There’s only one word that can describe the reaction of millions of 49ers fans who on Sunday witnessed one of the biggest collapses in Super Bowl history: heartbreaking.
“Close out this game! They just couldn’t do it though,” former NFL cornerback and Arena Football League star Eric Crocker told The Inquirer following San Francisco’s fourth quarter loss to the Kansas City Chiefs. “I’m genuinely hurt.”
A lot changed in the final 12 minutes, which started with Kansas City’s quarterback Patrick Mahomes throwing his second interception of the game to 49ers’ safety Tarvarius Moore. San Francisco was already up 20-10, and at that point almost every football fan out there must have thought the Niners were within striking distance of their 6th Super Bowl championship.
Even when it was tied 10-10 at halftime, it felt to many that San Francisco was controlling the game. Quarterback Jimmy Garoppolo had already thrown for over 200 yards, and by the end of the third quarter the 49ers running game averaged an astonishing 7 yards per carry. On the whole their offense was moving the ball dominantly, while their defense managed to contain Kansas City’s ferocious passing attack.

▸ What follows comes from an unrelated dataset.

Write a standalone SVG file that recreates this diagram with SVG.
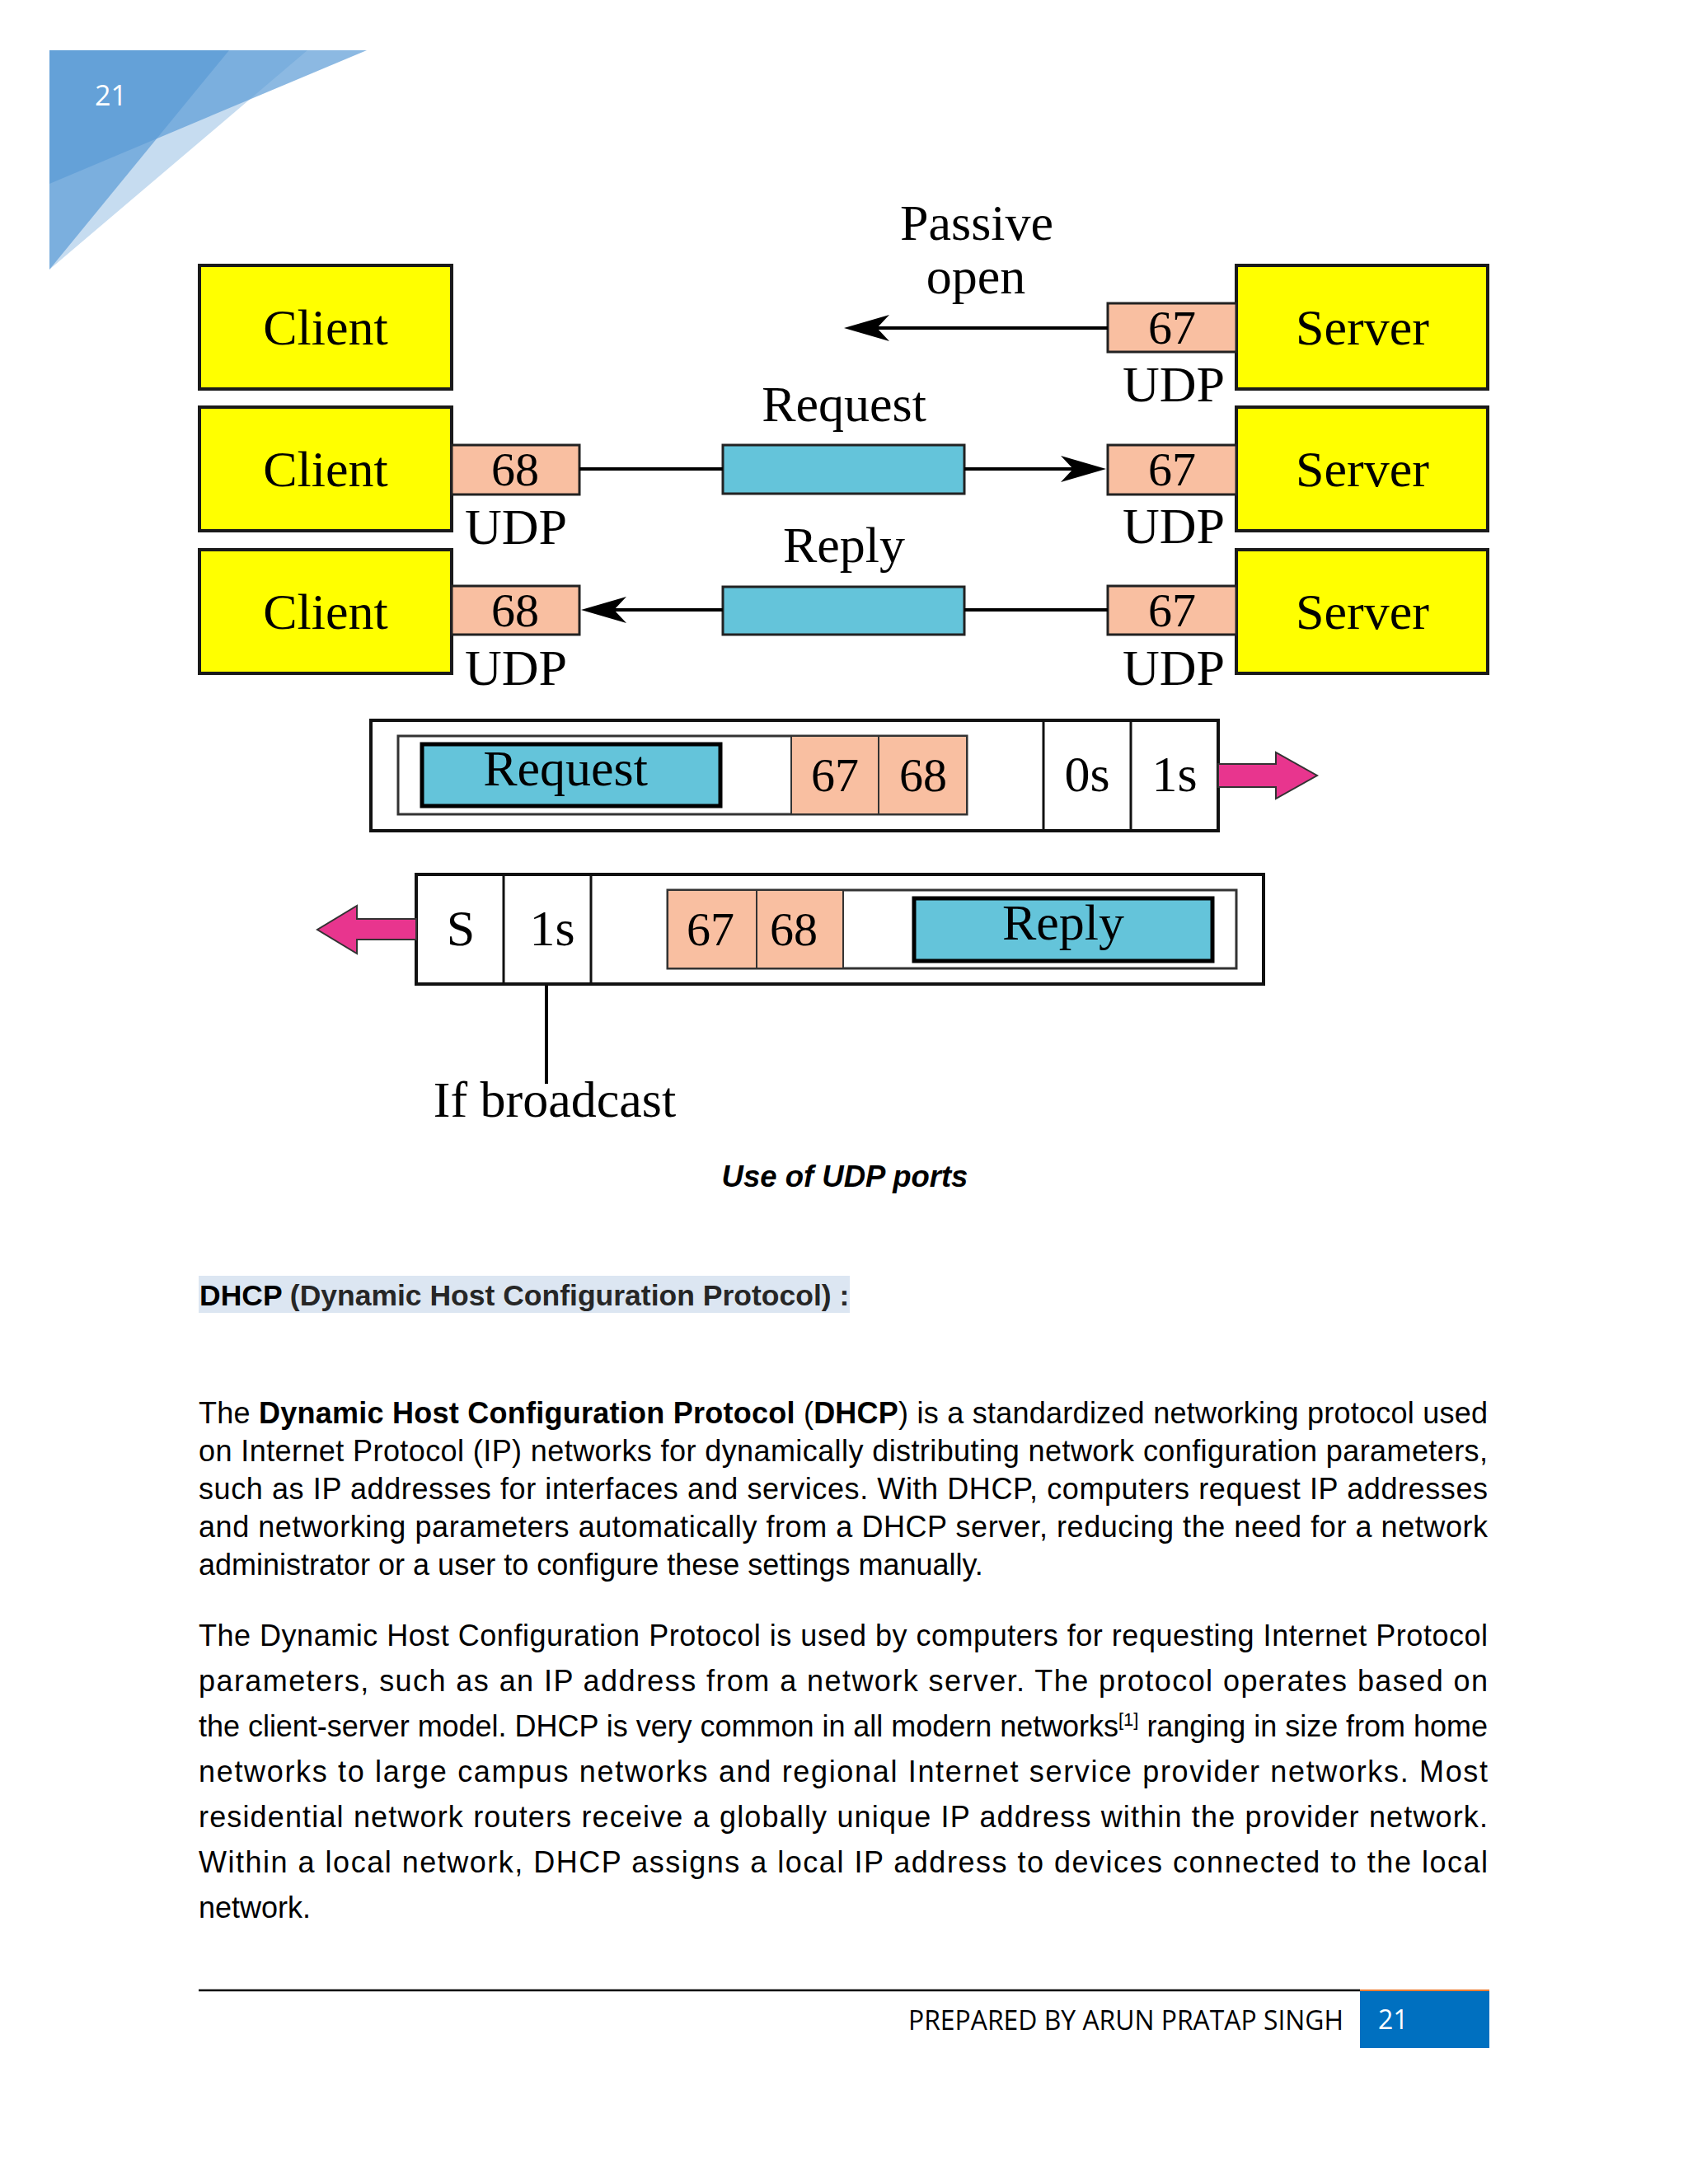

To many, at that point, the 49ers seemed likely to win. When Mahomes threw the interception with 12 minutes left to play, Sam Walter, a Diablo Valley College second-semester psychology major and hardcore 49ers fan, thought that was it.
“In all honesty, I felt like that was the game,” Walter said. “You see games every season where when a team is down, especially by 10, and turn the ball over in some way, the game is over at that point.
“Teams can be resilient, but when that happens in the Super Bowl, of all games, it’s damn near checkmate.”
But once the 49ers got the ball back at the 12-minute mark, things went precipitously downhill. Their following possessions resulted in two punts, including a turnover on downs, punctuated by a game-ending interception. For San Francisco fans, the end was gut-wrenching.
“I think it ultimately came down to poor execution,” Crocker said.
“The 49ers had been sound all season and made the plays necessary to close out games. So I won’t put the loss on one person or group. As a whole, they just fell apart within the last seven minutes of the game.”
Alan Bergum, whose daughter Emma attends DVC, has been a 49ers follower since the 1960s and said he couldn’t help but watch in disbelief, even shedding a couple of tears as his team melted away a 10-point lead in the final six minutes.
“Out of all of my years as a 49ers fan, this might have been the worst loss I’ve experienced, and I’ve seen quite a few disappointing losses in my lifetime,” he said, describing the emotional roller coaster on Sunday.
“Yea, it was a thrill ride, I couldn’t be prouder of those guys out there on the field,” Bergum added. “I’ve gotten to witness some of the greatest teams in franchise history, from Joe Montana to Steve Young, and yet I’ve never seen a team so close and tightly knit as a unit and a family.
“These guys will be back again, I know it.”
Garoppolo’s performance in the fourth quarter was one of the major factors contributing to the team’s loss. He only completed three passes out of 11 attempts – an abysmal 27 completion rate – for a meager 36 yards. After posting a 7-1 record in fourth quarter comebacks this season, Garoppolo failed to work his magic and lead the team to its first Super Bowl victory in a quarter century.
After Mahomes threw his second interception, the Chiefs next three possessions resulted in three straight touchdowns. Kansas City wound up winning 31-20, scoring 21 unanswered points to seal the deal for their first Super Bowl win in exactly 50 years.
Even after the 49ers loss, Crocker still had high hopes for the team.
“My confidence level going into next season is extremely high,” he said. “The core group of the team will be back. With young play makers on offense and defense, I see the 49ers once again competing and winning the West. [Head Coach] Kyle Shanahan and [General Manager] John Lynch have built a solid foundation.”
Ending the season with a 13-3 record, the 49ers defied expectations. Last year they ended with a record of 4-12 and were given just a 1/40 shot of making the Super Bowl in 2020. The 49ers became only the third team in NFL history to make the Super Bowl after winning four games or fewer the previous season.
For fans like Bergum and Walter, as hard as it was to endure Sunday’s loss, next season can’t come soon enough.